ClarenceMakwetu.jpgEx-PAC leader Makwetu 'died a bitter man'

Anti-apartheid activist and former Pan Africanist Congress (PAC) president Clarence Makwetu died a bitter old man as he believed the ANC had sold out on the land question.

ANTI-apartheid activist and former Pan Africanist Congress (PAC) president Clarence Makwetu died a bitter old man as he believed the ANC had sold out on the land question.

The 88-year-old leader died in Queenstown last week after a long illness.
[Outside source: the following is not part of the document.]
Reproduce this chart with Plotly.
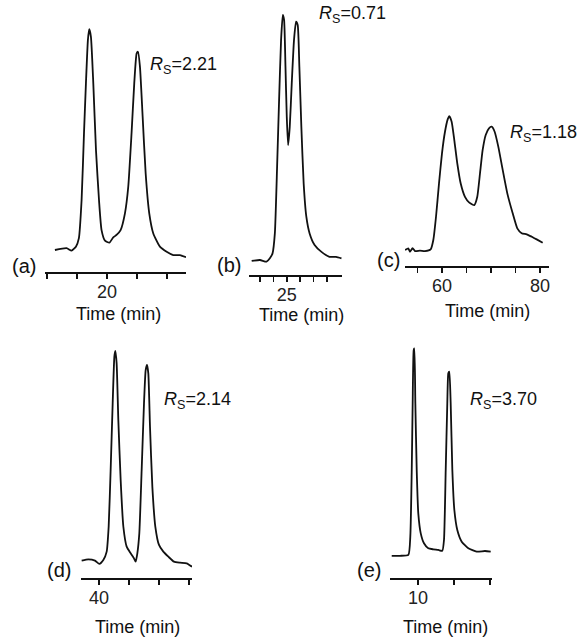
import plotly.graph_objects as go

# ---------------- data (time in min, relative intensity) ----------------
t_a = [16.53, 17.31, 17.64, 17.93, 18.13, 18.31, 18.47, 18.6, 18.73, 18.82, 18.93, 19.09, 19.27, 19.47,
       19.64, 19.87, 20.16, 20.42, 20.64, 20.91, 21.2, 21.42, 21.64, 21.82, 21.98, 22.07, 22.2, 22.38,
       22.58, 22.82, 23.09, 23.53, 23.98, 24.42, 24.87, 25.27]
i_a = [0, 0.8, -0.3, 1.5, 5.4, 22.6, 52.9, 75.6, 95, 99.9, 96.6, 75.4, 45, 22.6,
       9, 4.2, 3.3, 5.7, 6.8, 9, 16.6, 28.6, 52.8, 75.4, 89, 89.7, 83, 60.3,
       34.7, 16.6, 7.5, 1.5, -0.8, -2.3, -2.3, -3.3]

t_b = [18.46, 20.0, 21.23, 21.85, 22.35, 22.78, 23.2, 23.57, 23.94, 24.26, 24.5, 24.76, 25.0, 25.25,
       25.56, 25.93, 26.35, 26.73, 27.04, 27.35, 27.72, 28.15, 28.65, 29.26, 30.19, 31.42, 32.96,
       34.2, 35.2]
i_b = [-0.4, 0, -0.7, 0.7, 2.7, 10.8, 37.9, 65, 89.4, 99.6, 97.6, 78.6, 58.3, 46.7,
       54.2, 71.8, 89.4, 96.9, 95.5, 78.6, 54.2, 31.2, 17.6, 10.8, 6.1, 3.4, 1.3,
       1.3, 0.7]

t_c = [52.45, 53.12, 53.47, 54.0, 54.49, 55.51, 56.53, 57.69, 58.23, 58.78, 59.39, 60.0, 60.61, 61.16,
       61.49, 61.97, 62.51, 63.12, 63.82, 64.69, 65.58, 66.6, 67.2, 67.76, 68.3, 68.92, 69.59, 70.14,
       70.75, 71.49, 72.39, 73.33, 74.43, 75.37, 76.26, 77.29, 78.31, 79.33, 80.55]
i_c = [0, 1.3, -1.3, 1.3, -0.8, -0.5, -0.8, 0.5, 7.5, 25, 50, 72.7, 88.9, 98.2,
       100.7, 96.5, 82.7, 65.2, 50, 40, 35.6, 33.8, 40, 57.7, 75.2, 86.5, 91.5, 92.7,
       88.9, 77.7, 60.2, 42.6, 27.6, 16.3, 12.6, 11.8, 10, 8, 5.5]

t_d = [37.11, 38.22, 39.33, 40.06, 40.72, 41.28, 41.61, 41.94, 42.28, 42.56, 42.72, 42.94, 43.22, 43.61,
       44.06, 44.61, 45.28, 45.83, 46.11, 46.39, 46.72, 47.11, 47.5, 47.78, 48.0, 48.22, 48.5, 48.89,
       49.39, 50.0, 50.72, 51.56, 52.5, 53.5, 54.61, 55.5]
i_d = [-0.3, 0.3, -0.3, -1.9, 0, 4, 15.9, 43.1, 75, 97.3, 100.1, 94.1, 67, 38.3,
       15.9, 6.4, 3.2, 0.8, -0.8, 3.2, 12.8, 43.1, 75, 90.9, 93.3, 89.3, 63.8, 35.1,
       15.9, 7.2, 4, 1.6, -0.8, -1.3, -1.6, -3.2]

t_e = [6.35, 7.5, 8.66, 8.93, 9.13, 9.26, 9.4, 9.49, 9.63, 9.82, 10.04, 10.38, 10.83, 11.43,
       12.13, 12.82, 13.38, 13.61, 13.85, 14.07, 14.21, 14.35, 14.54, 14.77, 15.05, 15.46, 16.07,
       16.99, 18.15, 19.31, 20.1]
i_e = [0.1, 0.1, 0.5, 9.3, 41.3, 73.4, 99, 99.8, 73.4, 41.3, 20.5, 10.9, 6.1, 3.7,
       3.2, 2.9, 2.5, 7.7, 41.3, 73.4, 87.8, 88.6, 73.4, 41.3, 22.1, 12.5, 6.9,
       3.7, 2.1, 2.4, 2.1]

panel_names = ["(a)", "(b)", "(c)", "(d)", "(e)"]
rs_values = ["2.21", "0.71", "1.18", "2.14", "3.70"]
tick_vals = [[16, 18, 20, 22, 24], [20, 22.5, 25, 27.5, 30, 32.5], [55, 60, 65, 70, 75, 80],
             [40, 45, 50, 55], [10, 15, 20]]
tick_text = [["", "", "20", "", ""], ["", "", "25", "", "", ""], ["", "60", "", "", "", "80"],
             ["40", "", "", ""], ["10", "", ""]]
x_title = "Time (min)"

series = [(t_a, i_a), (t_b, i_b), (t_c, i_c), (t_d, i_d), (t_e, i_e)]

# ---------------- layout (pixel geometry) ----------------
W, H = 579, 638
FONT = "Liberation Sans, Arial, sans-serif"
INK = "#111111"

# left px, right px, t at left, t at right, axis-line py, baseline py, 100% py, top py
geom = [
    (45, 186, 15.87, 25.27, 272, 250, 29, 4),
    (249, 342, 17.96, 35.30, 275, 260, 14, 4),
    (405, 549, 52.45, 81.84, 266, 250, 117, 4),
    (81, 192, 37.0, 55.5, 578, 560, 351, 335),
    (390, 492, 6.11, 20.28, 578, 556, 348, 335),
]
# label positions (px)
name_pos = [(38, 266), (243, 265), (402, 260), (73, 570), (383, 570)]
rs_pos = [(148, 65), (317, 15), (508, 133), (162, 400), (468, 400)]
title_pos = [(118, 314), (301, 315), (487, 311), (137, 627), (445, 627)]

fig = go.Figure()
layout = dict(
    width=W, height=H,
    margin=dict(l=0, r=0, t=0, b=0),
    paper_bgcolor="white", plot_bgcolor="rgba(0,0,0,0)",
    showlegend=False,
    font=dict(family=FONT, color=INK),
)
annotations = []

for k, ((tt, ii), g) in enumerate(zip(series, geom)):
    L, R, t0, t1, axis_py, base_py, peak_py, top_py = g
    s = (base_py - peak_py) / 100.0
    i_bot = -(axis_py - base_py) / s
    i_top = (base_py - top_py) / s
    xa = "xaxis" if k == 0 else f"xaxis{k+1}"
    ya = "yaxis" if k == 0 else f"yaxis{k+1}"
    xr = "x" if k == 0 else f"x{k+1}"
    yr = "y" if k == 0 else f"y{k+1}"
    fig.add_trace(go.Scatter(x=tt, y=ii, mode="lines", xaxis=xr, yaxis=yr,
                             line=dict(color=INK, width=1.8, shape="spline", smoothing=0.5),
                             hoverinfo="skip"))
    layout[xa] = dict(
        domain=[L / W, R / W], range=[t0, t1], anchor=yr,
        showline=True, linecolor=INK, linewidth=2.2, mirror=False,
        ticks="outside", ticklen=5, tickwidth=1.6, tickcolor=INK,
        tickvals=tick_vals[k], ticktext=tick_text[k],
        tickfont=dict(size=18, color="#222222", family=FONT),
        ticklabelstandoff=-3,
        showgrid=False, zeroline=False, fixedrange=True,
    )
    layout[ya] = dict(
        domain=[1 - axis_py / H, 1 - top_py / H], range=[i_bot, i_top], anchor=xr,
        visible=False, showgrid=False, zeroline=False, fixedrange=True,
    )
    nx, ny = name_pos[k]
    annotations.append(dict(text=panel_names[k], x=nx / W, y=1 - ny / H, xref="paper", yref="paper",
                            xanchor="right", yanchor="middle", showarrow=False,
                            font=dict(size=20, color=INK, family=FONT)))
    rx, ry = rs_pos[k]
    annotations.append(dict(text=f"<i>R</i><sub>S</sub>={rs_values[k]}", x=rx / W, y=1 - ry / H,
                            xref="paper", yref="paper", xanchor="left", yanchor="middle",
                            showarrow=False, font=dict(size=18, color=INK, family=FONT)))
    tx, ty = title_pos[k]
    annotations.append(dict(text=x_title, x=tx / W, y=1 - ty / H, xref="paper", yref="paper",
                            xanchor="center", yanchor="middle", showarrow=False,
                            font=dict(size=18, color=INK, family=FONT)))

layout["annotations"] = annotations
fig.update_layout(**layout)
fig.write_html("out.html", config={"displayModeBar": False, "staticPlot": True},
               post_script="document.body.style.margin='0px';")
Makwetu, a staunch Pan-Africanist, believed that the return of the land to the black majority would be the only measure of having gained freedom.

He spent many years in apartheid prisons and eight of those were with former SA president Nelson Mandela on Robben Island.

Makwetu led the PAC into the Codesa (Convention for a Democratic SA) negotiations and the first democratic elections.

Makwetu, however, remained bitter as he did not see the ruling party to be steering the country towards Pan-African socialism where the black majority would be pulled out of squalor through access to land.

University of Cape Town's Professor Lungisile Ntsebeza, who edited the manuscript of Makwetu's autobiography, said the snail's pace of SA's land reform kept Makwetu in perpetual bitterness.

"He thought that the ANC had failed the people and this pained him.

"This is the view that is shared by many people, including myself, because the government has failed to give the land back to the people.

"It's not only about getting the land but about being able to utilise it for agricultural and other purposes," Ntsebeza said.

Ntsebeza, the AC Jordan Chair in African Studies, has conducted extensive research on the land question in South Africa and the Southern African Development Community, especially in Zimbabwe.

He said he did not ask Makwetu some difficult questions before he died.

"Interviewing is like interrogation sometimes and I did not really ask him some tough questions.

"I felt that it would be torture on his part if I continued because he was old and was also suffering from a stroke and loss of memory," Ntsebeza said.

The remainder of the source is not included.